Colorado’s constitutional amendment “prevented the state or any of its cities from giving certain protections to gays or lesbians.”

Synopsis of Rule of Law.

Classifications of politically unpopular groups, such as homosexuals, are reviewed under a rational basis standard.


Colorado amended its constitution by including a provision known as “Amendment 2” that prohibited the state from “enact[ing], adopt[ing] or enforc[ing], any statute, regulation ordinance or policy whereby homosexual, lesbian or bisexual orientation, conduct, practices or relationships shall constitute or otherwise be the basis of or entitle any person or class of persons to have or claim any minority status, quota preferences, protected status or claim of discrimination.” The Supreme Court of Colorado held that the state’s amendment was subject to strict scrutiny. Upon hearing the case again after remand, the Supreme Court of Colorado affirmed enjoined enforcement of the amendment.

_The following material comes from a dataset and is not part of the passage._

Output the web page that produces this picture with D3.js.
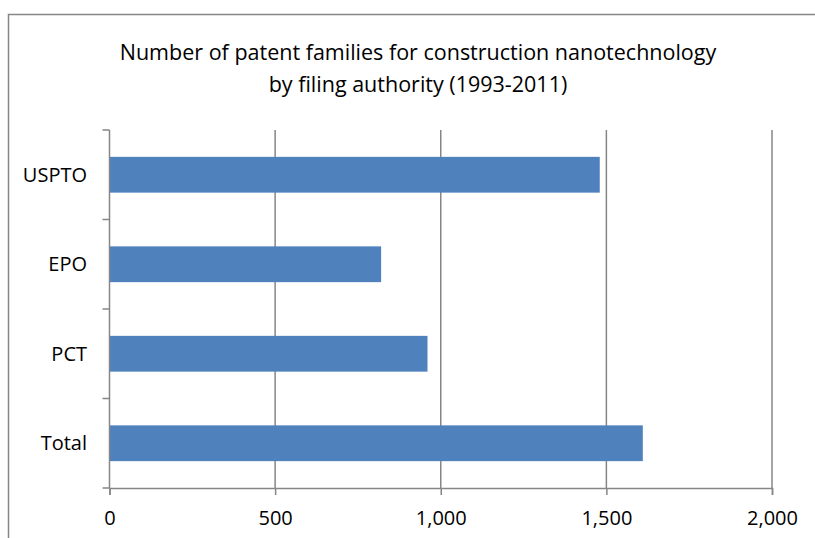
<!DOCTYPE html>
<meta charset="utf-8">
<style>
  body { margin: 0; background: #fff; }
  svg text { font-family: "Open Sans", "Noto Sans", sans-serif; fill: #000; }
</style>
<svg width="815" height="538"></svg>
<script src="https://d3js.org/d3.v7.min.js"></script>
<script>
// data
var categories = ["USPTO", "EPO", "PCT", "Total"];
var values = [1480, 820, 960, 1610];
var xTicks = [0, 500, 1000, 1500, 2000];
var titleLines = ["Number of patent families for construction nanotechnology",
                  "by filing authority (1993-2011)"];

var svg = d3.select("svg");

// chart frame
svg.append("path")
    .attr("d", "M8.5,538 V14.5 H815")
    .attr("fill", "none")
    .attr("stroke", "#868686")
    .attr("stroke-width", 1.5);

// title
svg.append("text")
    .attr("text-anchor", "middle")
    .attr("font-size", 21.5)
  .selectAll("tspan")
  .data(titleLines)
  .join("tspan")
    .attr("x", 418)
    .attr("y", (d, i) => 60 + i * 32)
    .text(d => d);

// scales
var x = d3.scaleLinear()
    .domain([0, 2000])
    .range([109.5, 772]);

var y = d3.scaleBand()
    .domain(categories)
    .range([130, 488])
    .paddingInner(0.6)
    .paddingOuter(0.3);

// gridlines
svg.append("g")
  .selectAll("line")
  .data(xTicks.slice(1))
  .join("line")
    .attr("x1", d => x(d))
    .attr("x2", d => x(d))
    .attr("y1", 130)
    .attr("y2", 488)
    .attr("stroke", "#868686")
    .attr("stroke-width", 1.5);

// bars
svg.append("g")
  .selectAll("rect")
  .data(values)
  .join("rect")
    .attr("x", x(0))
    .attr("y", (d, i) => y(categories[i]))
    .attr("width", d => x(d) - x(0))
    .attr("height", y.bandwidth())
    .attr("fill", "#4F81BD");

// x axis
var xAxis = svg.append("g")
    .attr("transform", "translate(0,488)")
    .call(d3.axisBottom(x).tickValues(xTicks).tickSize(7).tickPadding(16)
      .tickFormat(d3.format(",")));

// y axis (ticks at category boundaries)
var bounds = d3.range(categories.length + 1).map(i => 130 + i * (488 - 130) / categories.length);
var yAxis = svg.append("g");
yAxis.append("line")
    .attr("x1", x(0)).attr("x2", x(0))
    .attr("y1", 130).attr("y2", 488)
    .attr("stroke", "#868686").attr("stroke-width", 1.5);
yAxis.selectAll(".tk")
  .data(bounds)
  .join("line")
    .attr("class", "tk")
    .attr("x1", x(0) - 7).attr("x2", x(0))
    .attr("y1", d => d).attr("y2", d => d)
    .attr("stroke", "#868686").attr("stroke-width", 1.5);
yAxis.selectAll("text")
  .data(categories)
  .join("text")
    .attr("x", 87)
    .attr("y", d => y(d) + y.bandwidth() / 2)
    .attr("dy", "0.35em")
    .attr("text-anchor", "end")
    .attr("font-size", 20)
    .text(d => d);

xAxis.select(".domain").attr("stroke", "#868686").attr("stroke-width", 1.5);
xAxis.selectAll(".tick line").attr("stroke", "#868686").attr("stroke-width", 1.5);
xAxis.selectAll(".tick text")
    .attr("font-size", 20)
    .attr("fill", "#000")
    .style("font-family", "'Open Sans', 'Noto Sans', sans-serif");
</script>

Whether the Colorado amendment unlawful discriminates against homosexuals and therefore, cannot withstand the rational basis standard.


Justice Anthony Kennedy (J. Kennedy). Yes. The Colorado amendment unlawfully discriminated against homosexuals because they where singled out. “Homosexuals, by state decree, are put in a solitary class with respect to transactions and relations in both the private and governmental spheres.” The judgment was affirmed by upholding a rationale different than that expressed by the Supreme Court of Colorado.
The state provides no rational reason for excluding homosexuals from protection of the laws.
The amendment perpetuates discrimination of homosexuals. Colorado “cannot so deem a class of persons a stranger to its laws.”


Justice Antonin Scalia (J. Scalia). “The only denial of equal treatment [the Court] contends homosexuals have suffered is . . . [t]hey may not obtain preferential treatment without amending the state constitution. That is to say, the principle underlying the Court’s opinion is that one who is accorded equal treatment under the laws, but cannot as readily as others obtain preferential treatment under the laws, has been denied equal protection of the laws. If merely stating this alleged “equal protection” violation does not suffice to refute it, our constitutional jurisprudence has achieved terminal illness.”


State action “intend[ing] to harm the unpopular,” such as gays and lesbians, and not supported by a racial basis is unconstitutional.